Je moet er wat voor over hebben om te zorgen dat je bij het eerste licht van de dag de natuur ingaat. Mijn wekker staat deze morgen dan ook op 04:00 uur. En wanneer ik dan onderweg ben, dan voel ik mij trots dat ik toch de stap gemaakt heb om zo vroeg op pad te gaan.
Nadat ik in de verte al wat roodwild heb zien staan, kom ik al wandelend haast bovenop een hert te staan. Op slechts 30 meter afstand staat een hert te laveien alsof hij weken niet gegeten heeft. Misschien is dat wel zo, want hij is mager, heel mager. De rug is scherp en de botten steken overal uit. Ik blijf zo'n 10 minuten staan, hij merkt mij niet op, ondanks dat ik volkomen verkeerd ten opzichte van de wind sta. Eén keer kijk hij op en kijkt recht in mijn gezicht. Ik sta echter half achter een grote boom en ik sta doodstil en knipper zelfs niet. En hij gaat weer door met laveien. Gebrek aan voedsel in dit gebied is er niet. Het is zeker geen jong hert meer en ik vermoed, dat zijn kiezen flink zijn gesleten, waardoor hij niet meer goed kauwen kan. Veel eten, en slecht verteerd er weeruit. Aangezien in dit gebied niet op herten gejaagd wordt, zal het hert na een lang leven aan ouderdom doodgaan. Even later krijgt hij lucht van me en hij loopt weg.
Even verder wissel damwild vanaf de hei de dekking in. Ze merken mij op; niet zo moeilijk, want ik sta midden op het pad.
Ik ben al drie jaar hier niet meer geweest en vraag me af of de herten hier nog wisselen zoals weleer. Helaas heb ik geen een tijd om me verdekt op te stellen, want het eerste hert verschijnt al op de hei.
Ik neem snel wat foto's en loop dan de bosrond in. Uit het licht en tussen de takken sta ik beter. Het jonge hert (op de kont gekeken) wacht even en voeg in.
In kleine groepjes komen er steeds weer herten door.

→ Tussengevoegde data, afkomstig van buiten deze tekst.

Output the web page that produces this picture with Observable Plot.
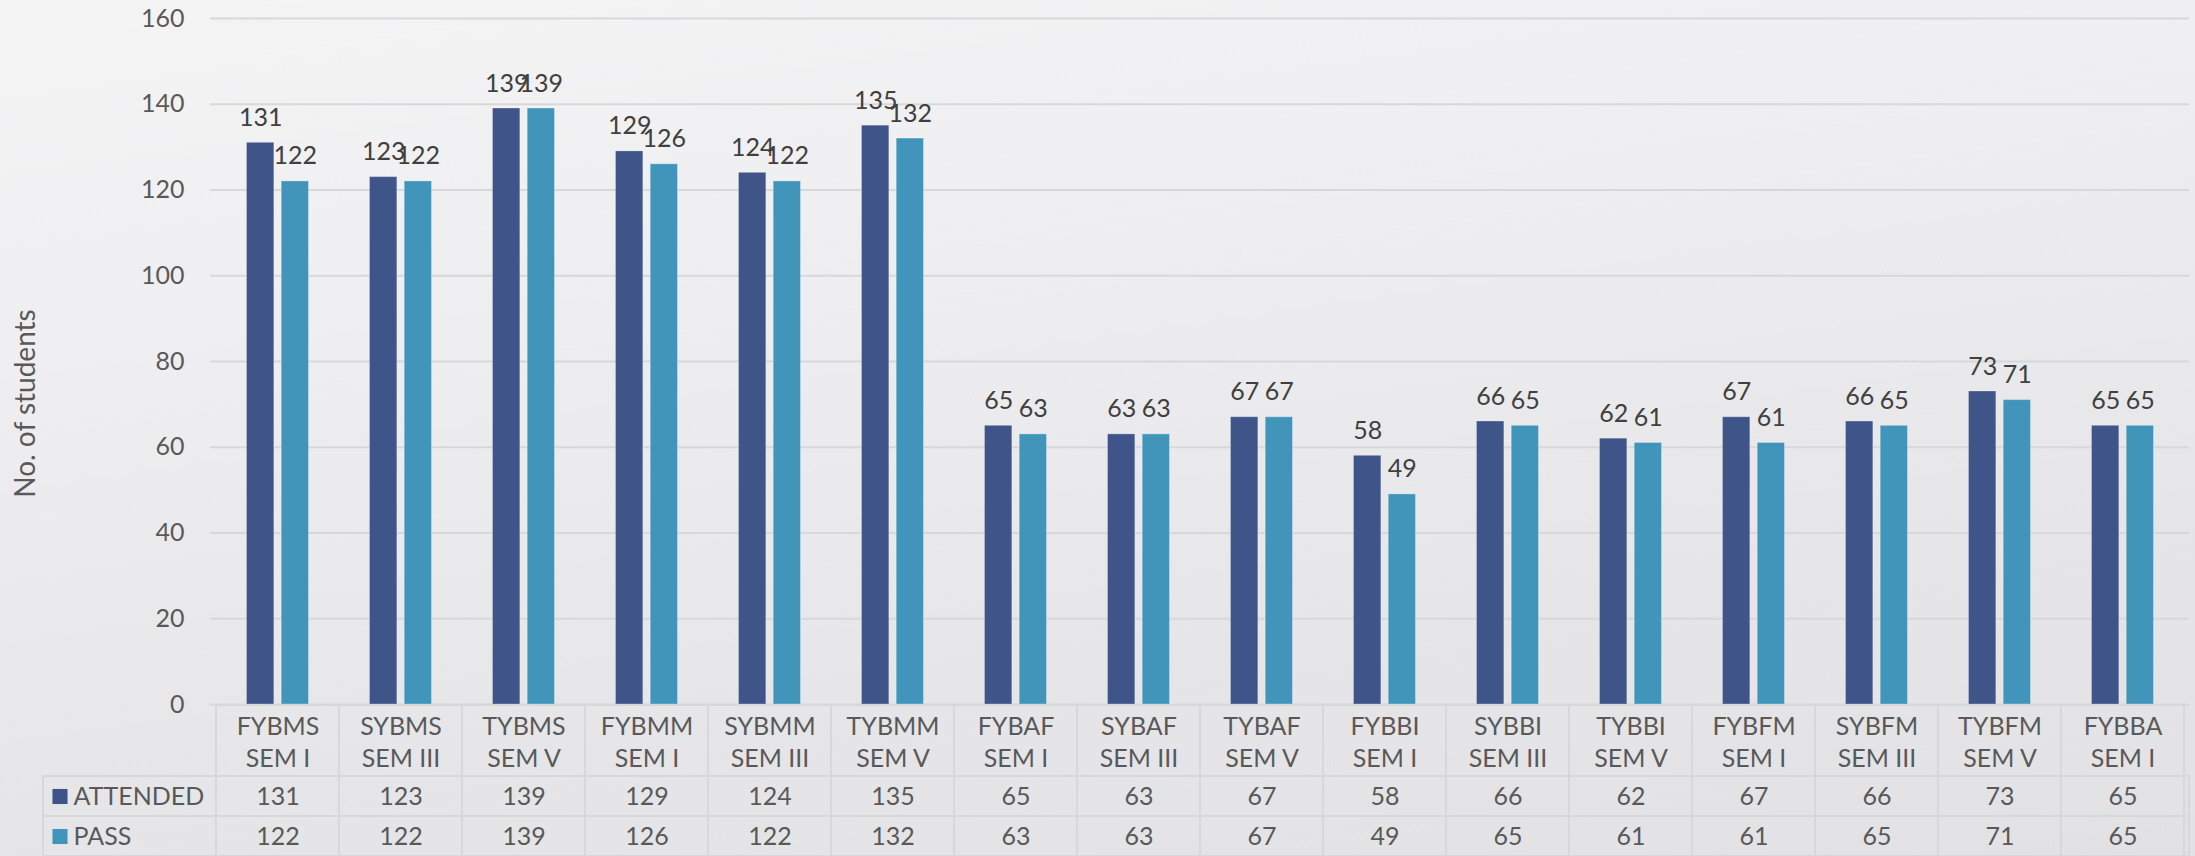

Tussen al de afgeworpen herten loopt nog een niet afgewopen 8-endertje
Net voor de dekking verzamelen de herten zich.
Eén van de jongere herten is te brutaal en daagt een oude hert uit en wordt getracteerd op een fikse uithaal...
en maakt zich snel uit de voeten.
De herten hebben mij al eerder zien staan, de afstand is echter groot en omdat ik pontifikaal op het pad en dus in het zicht sta, kunnen zij mij goed in de gaten houden en vertonen geen vluchtgedrag. (Mede door de ochtend: het wild is rustiger en hier niet gejaagd wordt.)
De lange observatie wordt, zoals vaak als gesloten met de bilpartijen.
Ik zie een magere zeug (let op de grote spenen!) en blijft even wachten of de frislingen volgen.
Ja hoor, zes stuks moet ze voeden.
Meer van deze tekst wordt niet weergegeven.